Extra gear for fighting fires


Malcolm Latarche
Malcolm Latarche
ShipInsight

14 March 2019

Extra gear for fighting fires

Fires at sea usually mean that the ship’s crew is alone in fighting the fire and assistance might not be available. Closer to shore and when in port, assistance can be given by local fire brigades and specialist marine firefighting units. These firefighters, although professionals, will be at a disadvantage because they will not know the layout of the vessel.

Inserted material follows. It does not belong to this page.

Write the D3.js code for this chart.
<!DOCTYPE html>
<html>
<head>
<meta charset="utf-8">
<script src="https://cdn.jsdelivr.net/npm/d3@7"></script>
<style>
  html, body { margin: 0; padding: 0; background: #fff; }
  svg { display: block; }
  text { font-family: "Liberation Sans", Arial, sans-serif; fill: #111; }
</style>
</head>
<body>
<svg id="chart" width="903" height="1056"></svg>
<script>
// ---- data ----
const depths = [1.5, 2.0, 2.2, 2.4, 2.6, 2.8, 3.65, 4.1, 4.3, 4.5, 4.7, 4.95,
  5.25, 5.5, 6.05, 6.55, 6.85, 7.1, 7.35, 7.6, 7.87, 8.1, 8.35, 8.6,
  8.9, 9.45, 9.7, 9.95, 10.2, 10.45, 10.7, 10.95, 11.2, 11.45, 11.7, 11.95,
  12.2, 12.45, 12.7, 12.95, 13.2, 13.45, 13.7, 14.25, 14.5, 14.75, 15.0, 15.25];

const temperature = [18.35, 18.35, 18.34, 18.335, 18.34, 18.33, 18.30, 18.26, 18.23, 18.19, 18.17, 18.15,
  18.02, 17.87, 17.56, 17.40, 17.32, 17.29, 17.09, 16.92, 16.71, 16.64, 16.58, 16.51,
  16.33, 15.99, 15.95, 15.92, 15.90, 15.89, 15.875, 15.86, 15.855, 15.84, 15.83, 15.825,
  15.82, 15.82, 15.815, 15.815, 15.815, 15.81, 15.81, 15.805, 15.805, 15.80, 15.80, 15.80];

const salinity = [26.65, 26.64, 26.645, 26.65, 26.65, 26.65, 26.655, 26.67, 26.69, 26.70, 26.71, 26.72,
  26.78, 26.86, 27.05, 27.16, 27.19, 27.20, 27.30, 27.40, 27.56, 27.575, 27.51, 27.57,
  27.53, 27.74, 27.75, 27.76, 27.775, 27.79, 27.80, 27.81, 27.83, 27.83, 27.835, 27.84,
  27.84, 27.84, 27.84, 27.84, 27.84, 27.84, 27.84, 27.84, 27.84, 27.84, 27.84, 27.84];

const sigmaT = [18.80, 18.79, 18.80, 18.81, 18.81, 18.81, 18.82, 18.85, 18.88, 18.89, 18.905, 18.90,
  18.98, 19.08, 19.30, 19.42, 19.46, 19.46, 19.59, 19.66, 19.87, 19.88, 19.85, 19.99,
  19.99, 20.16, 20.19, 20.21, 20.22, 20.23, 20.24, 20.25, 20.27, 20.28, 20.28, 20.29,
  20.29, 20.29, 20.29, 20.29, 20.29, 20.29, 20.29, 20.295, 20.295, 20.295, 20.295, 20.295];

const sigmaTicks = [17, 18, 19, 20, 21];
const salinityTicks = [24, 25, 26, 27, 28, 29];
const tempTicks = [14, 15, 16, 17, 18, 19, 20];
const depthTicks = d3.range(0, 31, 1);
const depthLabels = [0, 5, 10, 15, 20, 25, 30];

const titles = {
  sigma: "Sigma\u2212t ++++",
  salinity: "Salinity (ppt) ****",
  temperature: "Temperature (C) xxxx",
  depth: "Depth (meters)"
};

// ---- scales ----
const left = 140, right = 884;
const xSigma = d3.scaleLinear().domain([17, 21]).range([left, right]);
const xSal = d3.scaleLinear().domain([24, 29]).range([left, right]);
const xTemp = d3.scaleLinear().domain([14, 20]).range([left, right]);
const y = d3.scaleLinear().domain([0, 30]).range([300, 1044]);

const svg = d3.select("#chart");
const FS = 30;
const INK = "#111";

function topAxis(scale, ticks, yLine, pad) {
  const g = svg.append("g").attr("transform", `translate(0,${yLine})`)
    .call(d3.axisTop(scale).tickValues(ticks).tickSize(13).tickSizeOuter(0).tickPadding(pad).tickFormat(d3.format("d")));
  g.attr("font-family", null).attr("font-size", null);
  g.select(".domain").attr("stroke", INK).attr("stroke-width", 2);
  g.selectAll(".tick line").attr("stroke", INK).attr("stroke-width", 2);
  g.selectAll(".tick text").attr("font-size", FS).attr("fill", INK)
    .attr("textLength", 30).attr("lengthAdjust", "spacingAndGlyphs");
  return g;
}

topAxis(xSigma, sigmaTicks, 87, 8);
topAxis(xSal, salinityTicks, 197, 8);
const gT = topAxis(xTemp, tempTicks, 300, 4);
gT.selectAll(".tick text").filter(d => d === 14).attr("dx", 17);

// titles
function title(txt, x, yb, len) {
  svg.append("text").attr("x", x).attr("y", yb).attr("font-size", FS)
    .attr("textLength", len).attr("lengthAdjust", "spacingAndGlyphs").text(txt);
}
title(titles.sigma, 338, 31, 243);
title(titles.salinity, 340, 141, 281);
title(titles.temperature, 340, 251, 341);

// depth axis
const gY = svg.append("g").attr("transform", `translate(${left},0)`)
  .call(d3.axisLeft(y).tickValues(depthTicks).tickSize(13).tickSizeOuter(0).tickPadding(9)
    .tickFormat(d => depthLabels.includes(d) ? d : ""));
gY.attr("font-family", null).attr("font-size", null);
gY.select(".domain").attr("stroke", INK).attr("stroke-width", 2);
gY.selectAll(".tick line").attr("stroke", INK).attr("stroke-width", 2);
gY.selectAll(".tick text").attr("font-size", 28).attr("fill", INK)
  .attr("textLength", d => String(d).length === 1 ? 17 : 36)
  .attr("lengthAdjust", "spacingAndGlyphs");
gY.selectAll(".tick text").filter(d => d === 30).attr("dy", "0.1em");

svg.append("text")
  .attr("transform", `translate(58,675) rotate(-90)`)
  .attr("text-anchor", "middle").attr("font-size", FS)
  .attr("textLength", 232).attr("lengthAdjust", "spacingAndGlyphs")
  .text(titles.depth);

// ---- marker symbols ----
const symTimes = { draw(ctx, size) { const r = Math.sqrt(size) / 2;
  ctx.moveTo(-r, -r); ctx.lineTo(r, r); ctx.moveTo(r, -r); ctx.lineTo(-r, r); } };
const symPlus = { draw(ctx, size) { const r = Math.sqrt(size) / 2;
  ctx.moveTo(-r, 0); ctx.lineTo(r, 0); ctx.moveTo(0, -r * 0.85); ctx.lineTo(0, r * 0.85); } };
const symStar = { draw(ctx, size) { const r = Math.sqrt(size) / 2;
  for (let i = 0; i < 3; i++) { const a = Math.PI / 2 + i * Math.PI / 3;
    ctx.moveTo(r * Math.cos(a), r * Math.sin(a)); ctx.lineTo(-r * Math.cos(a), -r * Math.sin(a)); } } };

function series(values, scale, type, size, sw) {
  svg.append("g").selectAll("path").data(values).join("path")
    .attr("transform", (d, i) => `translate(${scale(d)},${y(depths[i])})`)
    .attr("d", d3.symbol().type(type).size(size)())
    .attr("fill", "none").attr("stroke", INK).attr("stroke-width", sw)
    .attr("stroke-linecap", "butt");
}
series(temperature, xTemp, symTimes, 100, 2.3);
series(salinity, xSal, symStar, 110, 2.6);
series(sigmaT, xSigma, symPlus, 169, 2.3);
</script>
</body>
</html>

For this reason SOLAS requires that a duplicate set of fire control plans or a booklet containing such plans shall be permanently stored in a prominently marked weathertight enclosure outside the deckhouse for the assistance of shore-side fire-fighting personnel.

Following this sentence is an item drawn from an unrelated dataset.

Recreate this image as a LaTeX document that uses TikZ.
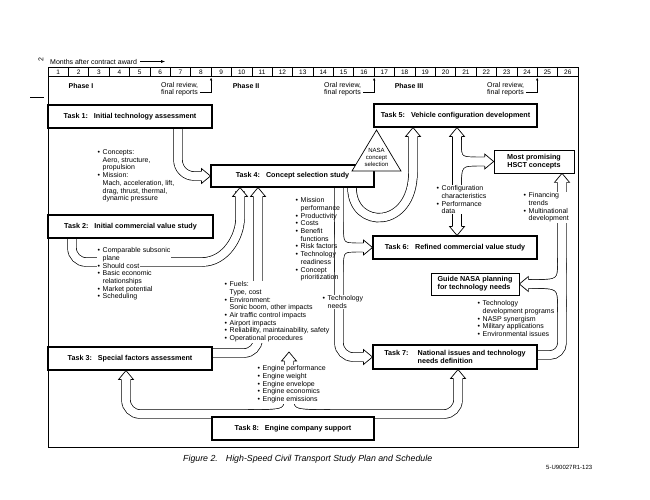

Although a ship’s crew will likely tackle a fire with whatever is to hand, there is a requirement for fire-fighting outfits to be carried on all SOLAS ships above 500gt. The exact requirements are contained in the FSS Code. The minimum number of outfits as laid down in SOLAS is two and increases with ship size and type. The outfits should be stored in the fire control room and in places that are easily accessible during emergencies.

In November 2012, SOLAS requirements were amended to require the fire-fighting outfit to include communication devices. For ships constructed on or after 1 July 2014, a minimum of two two-way portable radiotelephone sets for each fire party for fire-fighters’ communication shall be carried on board. The apparatus must be of an explosion-proof type or intrinsically safe. Ships constructed before 1 July 2014 are required to comply not later than the first survey after 1 July 2018 meaning that all ships should be equipped by the second half of this year (2019). The two-way radiotelephone apparatus provided to meet this requirement should be stowed with the fireman’s outfits and be ready for use with them at any time.

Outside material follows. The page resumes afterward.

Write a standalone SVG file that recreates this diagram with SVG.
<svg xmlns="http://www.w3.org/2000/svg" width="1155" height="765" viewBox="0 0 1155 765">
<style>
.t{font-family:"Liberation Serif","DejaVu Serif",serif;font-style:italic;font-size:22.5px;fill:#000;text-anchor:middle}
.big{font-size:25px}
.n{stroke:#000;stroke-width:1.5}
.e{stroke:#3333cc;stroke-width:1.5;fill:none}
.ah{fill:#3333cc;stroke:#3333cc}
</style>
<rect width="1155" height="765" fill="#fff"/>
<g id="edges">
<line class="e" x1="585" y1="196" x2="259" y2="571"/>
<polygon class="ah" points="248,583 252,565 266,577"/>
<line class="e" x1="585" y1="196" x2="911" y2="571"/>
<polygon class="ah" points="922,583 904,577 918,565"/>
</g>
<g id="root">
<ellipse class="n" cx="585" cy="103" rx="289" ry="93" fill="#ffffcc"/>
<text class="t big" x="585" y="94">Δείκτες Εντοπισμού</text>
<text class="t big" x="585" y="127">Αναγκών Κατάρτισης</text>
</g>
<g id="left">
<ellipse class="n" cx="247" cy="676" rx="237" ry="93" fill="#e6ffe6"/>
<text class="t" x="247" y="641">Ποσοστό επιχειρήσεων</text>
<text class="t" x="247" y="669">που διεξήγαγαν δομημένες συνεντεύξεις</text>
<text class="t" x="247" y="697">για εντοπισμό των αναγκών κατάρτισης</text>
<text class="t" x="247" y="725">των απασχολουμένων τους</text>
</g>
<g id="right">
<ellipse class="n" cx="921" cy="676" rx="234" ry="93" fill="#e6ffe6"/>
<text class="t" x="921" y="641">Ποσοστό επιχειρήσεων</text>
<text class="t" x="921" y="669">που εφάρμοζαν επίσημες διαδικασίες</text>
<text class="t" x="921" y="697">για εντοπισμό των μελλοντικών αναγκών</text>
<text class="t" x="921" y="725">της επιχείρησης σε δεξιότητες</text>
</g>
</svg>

A check on the state of charge of the batteries in the units should be included in the routine inspections of fire-fighting equipment. Another amendment that was adopted at the same time covers recharging of breathing apparatus cylinders. The rules now require an onboard means of recharging breathing apparatus cylinders used during drills to be provided or a suitable number of spare cylinders to be carried on board to replace those used.

This is intended to ensure that ships have spare filled air cylinders for use during drills without depleting the availability of cylinders for emergency use. The regulation allows for ships to be fitted with either a means of recharging used cylinders or provided with extra cylinders over and above those carried in accordance with Ch. II-2 Regulation 10.10.2.5.

As well as the fire-fighting outfit, ships are also required to carry a number of emergency escape breathing devices (EEBDs). An EEBD is a supplied-air or oxygen device only used for escape from a compartment that has a hazardous atmosphere. Performance standards require the EEBD to have at least 10 minutes supply of oxygen and should include a hood or full-face piece, as appropriate, to protect the eyes, nose and mouth during escape.

Hoods and face pieces should be constructed of flame-resistant materials and include a clear window for viewing. They are not designed for use for fighting fires or entering oxygen-deficient voids or tanks.

All cargo ships must carry two EEBDs in accommodation spaces and passenger ships must carry at least two EEBDs in main vertical zones. For ships carrying more than 36 passengers, two additional emergency escape sets will be required in each main vertical zone. In some cases, additional devices may be required under flag state rules.